Photo: @badasspussyluva

Interview: Danish sister duo PRISMA on their creative dynamic

Working together as siblings must have its ups and downs. I think about Tolstoy’s quote from Anna Karenina: “All happy families are alike; each unhappy family is unhappy in its own way.”

I caught up with PRISMA – the duo of Danish sisters Frida and Sirid Møl Kristensen – to find out how they’ve both overcome that inherent family baggage to create bold, brash and beautiful indie pop music on their new EP, Inside Out.

Working as siblings, what have been a few highlights, some good, some bad, some hilarious? 

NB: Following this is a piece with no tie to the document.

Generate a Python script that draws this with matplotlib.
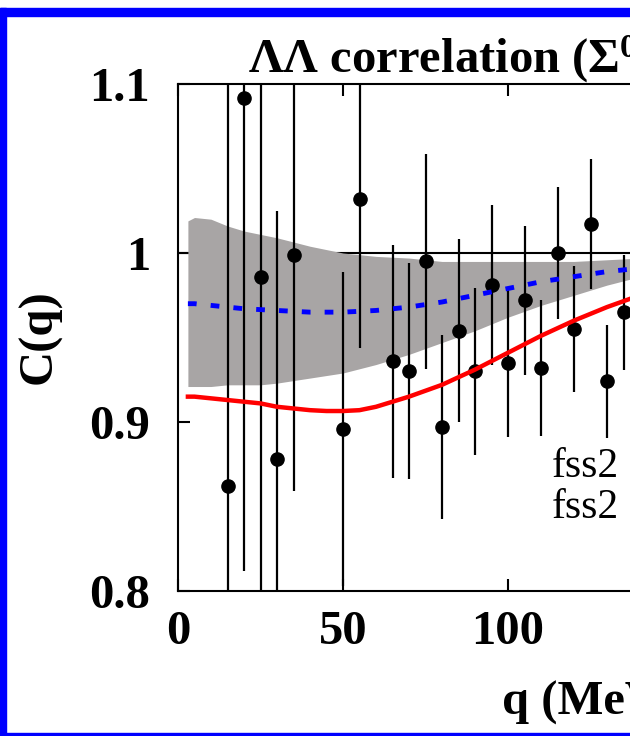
import matplotlib
matplotlib.use("Agg")
import matplotlib.pyplot as plt
from matplotlib.patches import Rectangle

# DATA
# measured points (q in MeV/c)
Q = [15, 20, 25, 30, 35, 50, 55, 65, 70, 75, 80, 85, 90, 95, 100,
     105, 110, 115, 120, 125, 130, 135, 140]
C = [0.862, 1.092, 0.986, 0.878, 0.999, 0.896, 1.032, 0.936, 0.930, 0.995,
     0.897, 0.954, 0.930, 0.981, 0.935, 0.972, 0.932, 1.000, 0.955, 1.017,
     0.924, 0.965, 0.950]
ERR = [0.25, 0.28, 0.20, 0.147, 0.14, 0.093, 0.088, 0.069, 0.064, 0.0635,
       0.0545, 0.054, 0.0495, 0.0475, 0.044, 0.044, 0.040, 0.039, 0.0375,
       0.0385, 0.0335, 0.034, 0.032]

# gray band
BAND_Q = [3, 5, 10, 15, 20, 25, 30, 40, 50, 60, 70, 80, 90, 100, 110,
          120, 130, 140, 150]
BAND_LO = [0.921, 0.921, 0.921, 0.922, 0.922, 0.922, 0.923, 0.926, 0.929,
           0.934, 0.940, 0.947, 0.954, 0.962, 0.969, 0.975, 0.981, 0.986,
           0.989]
BAND_HI = [1.019, 1.021, 1.020, 1.016, 1.013, 1.011, 1.009, 1.004, 1.000,
           0.998, 0.997, 0.995, 0.995, 0.995, 0.995, 0.995, 0.996, 0.997,
           0.998]

# fss2 curves
CURVE_Q = [3, 5, 10, 15, 20, 25, 30, 35, 40, 45, 50, 55, 60, 65, 70, 75,
           80, 85, 90, 95, 100, 105, 110, 115, 120, 125, 130, 135, 140,
           145, 150]
RED_C = [0.915, 0.915, 0.914, 0.913, 0.912, 0.911, 0.909, 0.908, 0.907,
         0.9065, 0.9065, 0.907, 0.909, 0.912, 0.915, 0.9185, 0.922, 0.9265,
         0.931, 0.936, 0.941, 0.946, 0.951, 0.9555, 0.960, 0.964, 0.968,
         0.9715, 0.975, 0.978, 0.980]
BLUE_C = [0.970, 0.970, 0.969, 0.968, 0.967, 0.9665, 0.966, 0.9655, 0.965,
          0.965, 0.965, 0.9655, 0.966, 0.967, 0.968, 0.9695, 0.971, 0.973,
          0.975, 0.977, 0.979, 0.981, 0.983, 0.9845, 0.986, 0.9875, 0.989,
          0.990, 0.991, 0.992, 0.993]

XTICKS = [0, 50, 100, 150, 200]
YTICKS = [0.8, 0.9, 1.0, 1.1]
YTICKLABELS = ['0.8', '0.9', '1', '1.1']

plt.rcParams['font.family'] = ['Liberation Serif', 'DejaVu Serif']
plt.rcParams['font.weight'] = 'bold'
plt.rcParams['mathtext.fontset'] = 'custom'
plt.rcParams['mathtext.rm'] = 'Liberation Serif:bold'
plt.rcParams['mathtext.default'] = 'rm'

W, H = 630, 736
FS = 35


def fx(x):
    return x / W


def fy(y):
    return 1 - y / H


fig = plt.figure(figsize=(W / 100, H / 100), dpi=100)

# blue frame (left, top, bottom strips)
fig.patches.append(Rectangle((0, 0), fx(6), fy(8), transform=fig.transFigure,
                             color='#0000ff', zorder=0))
fig.patches.append(Rectangle((0, fy(16)), 1, 8 / H, transform=fig.transFigure,
                             color='#0000ff', zorder=0))
fig.patches.append(Rectangle((0, 0), 1, 3 / H, transform=fig.transFigure,
                             color='#0000ff', zorder=0))

# axes runs past the right edge (the picture is cropped)
ax = fig.add_axes([fx(178), fy(591), 660 / W, (591 - 84) / H])

ax.axhline(1.0, color='black', lw=1.5, zorder=1)
ax.fill_between(BAND_Q, BAND_LO, BAND_HI, color='#a8a5a5', lw=0, zorder=2)
ax.errorbar(Q, C, yerr=ERR, fmt='o', color='black', ms=9.5,
            elinewidth=1.6, capsize=0, zorder=4)
blue, = ax.plot(CURVE_Q, BLUE_C, color='#0000ff', lw=3.5, zorder=5)
blue.set_dashes((1.8, 2.9))
ax.plot(CURVE_Q, RED_C, color='#ff0000', lw=3.2, zorder=6)

ax.set_xlim(0, 200)
ax.set_ylim(0.8, 1.1)
ax.set_xticks(XTICKS)
ax.set_yticks(YTICKS)
ax.set_yticklabels(YTICKLABELS)
ax.tick_params(direction='in', length=8.5, width=1.5, top=True, right=True,
               labelsize=FS, pad=14)
ax.tick_params(axis='y', pad=20)
for s in ax.spines.values():
    s.set_linewidth(1.5)

# texts
fig.text(fx(248), fy(73), 'ΛΛ correlation (Σ$^{0}$)', fontsize=FS,
         ha='left', va='baseline')
fig.text(fx(40), fy(337), 'C(q)', fontsize=FS, rotation=90,
         ha='center', va='center')
fig.text(fx(502), fy(715), 'q (MeV/c)', fontsize=FS, ha='left',
         va='baseline')
fig.text(fx(552), fy(477), 'fss2', fontsize=30, fontweight='normal',
         ha='left', va='baseline')
fig.text(fx(552), fy(518), 'fss2', fontsize=30, fontweight='normal',
         ha='left', va='baseline')

fig.savefig('out.png', dpi=100)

Of course it can be challenging working together as siblings, the filter you normally have, (when working with other people), is removed but we are really honest with each other, which can be both a force and a hindrance. You could say that working as siblings is both the best and the worst and we have to be aware not to mix our personal relationship with our work too much, otherwise it can get a little difficult. The best thing is that you get to share this experience with a person you have really close. It is the safest space and we wouldn’t share that with anyone else. 

What was the first song you wrote together? Have an old video or tape of it that you would like to share? 

It’s hard to tell which one was the first! We started playing and singing together in our teenage rooms back when we were 12 and 14 years old and we just sang some of the pieces we learned in our choir lessons at school. We found out how well our voices complimented each other and how fun it was making different harmonies with each other’s voices. Then we started making our own songs. Some of them are on our first EP, which was released in 2020, a full eight years after we wrote them. Songs like “She Was Born” and “No Goodbyes” are songs from back then. We have some old videotapes, but I’m not sure they are ready for the world to see. :)

I read that you attended a Waldorf school where music is a critical element of the curriculum and an essential experience to being fully human. Can you share how the music making and performing process nurtures your inner child?

Our whole musical understanding started at the Waldorf school. Everyone had to play an instrument in a big orchestra and sing in a big choir. Frida played the clarinet and Sirid played the flute. This background of music has been very important for us and playing music is like playing in the schoolyard. It is so much fun and you can play whatever you want and that is exactly what we are doing now – just making the music we want to make. We use a lot of the classical things we learned when we were kids but we break the rules and do what we feel is right.

What is  the primary instrument that you use for song writing? Has that evolved over the years?

For us the guitar has the leading role in the writing process. Besides the clarinet and flute, it was the first instrument we learned to play as kids. But we also use our voices a lot. Sometimes we hear the melody in our heads and then learn it by singing. I know Sirid uses that method a lot. Everything she writes starts out in her head. 

The opening of “Seven Greedy Girls” reminds me of “Hey Mickey” by Toni Basil, rocking straight out of the gate and with an 80s flair. Two other songs on the EP, “Devils Eye” and “Let Me Go”, are more brooding to begin then ease into your gallop. Which is an easier style to write? Does one feel more comfortable to one or both of you?

All the songs we write feel right and comfortable for us. We often decide what kind of mood the songs should be having and then we start adding different layers. So if a song like “Devils Eye” needs to have this big climax and if everything is already too hectic, then you need to start at another place. When we write our music we need to feel it along the way and we need to be comfortable in all the songs. Sometimes the songs are fast at first and sometimes the energy is more underplayed. 

What is your process for designing your performances? How do you translate your expansive album production into something live?

Playing live is a big part of being in PRISMA. We love playing live and want the audience to be in the PRISMA universe with us. When we choose our setlist we want to play the most interesting combination of our songs and that changes from show to show. The most important thing about playing live to us is the energy and capturing the cinematic feeling. We want the audience to feel the way we feel when we sing together. 

Since live performance is such a big part of PRISMA, who is on your bucket list to play with? 

We would love to play a concert with Hans Zimmer or Nirvana, but doing a show with Trentemøller would be crazy as well.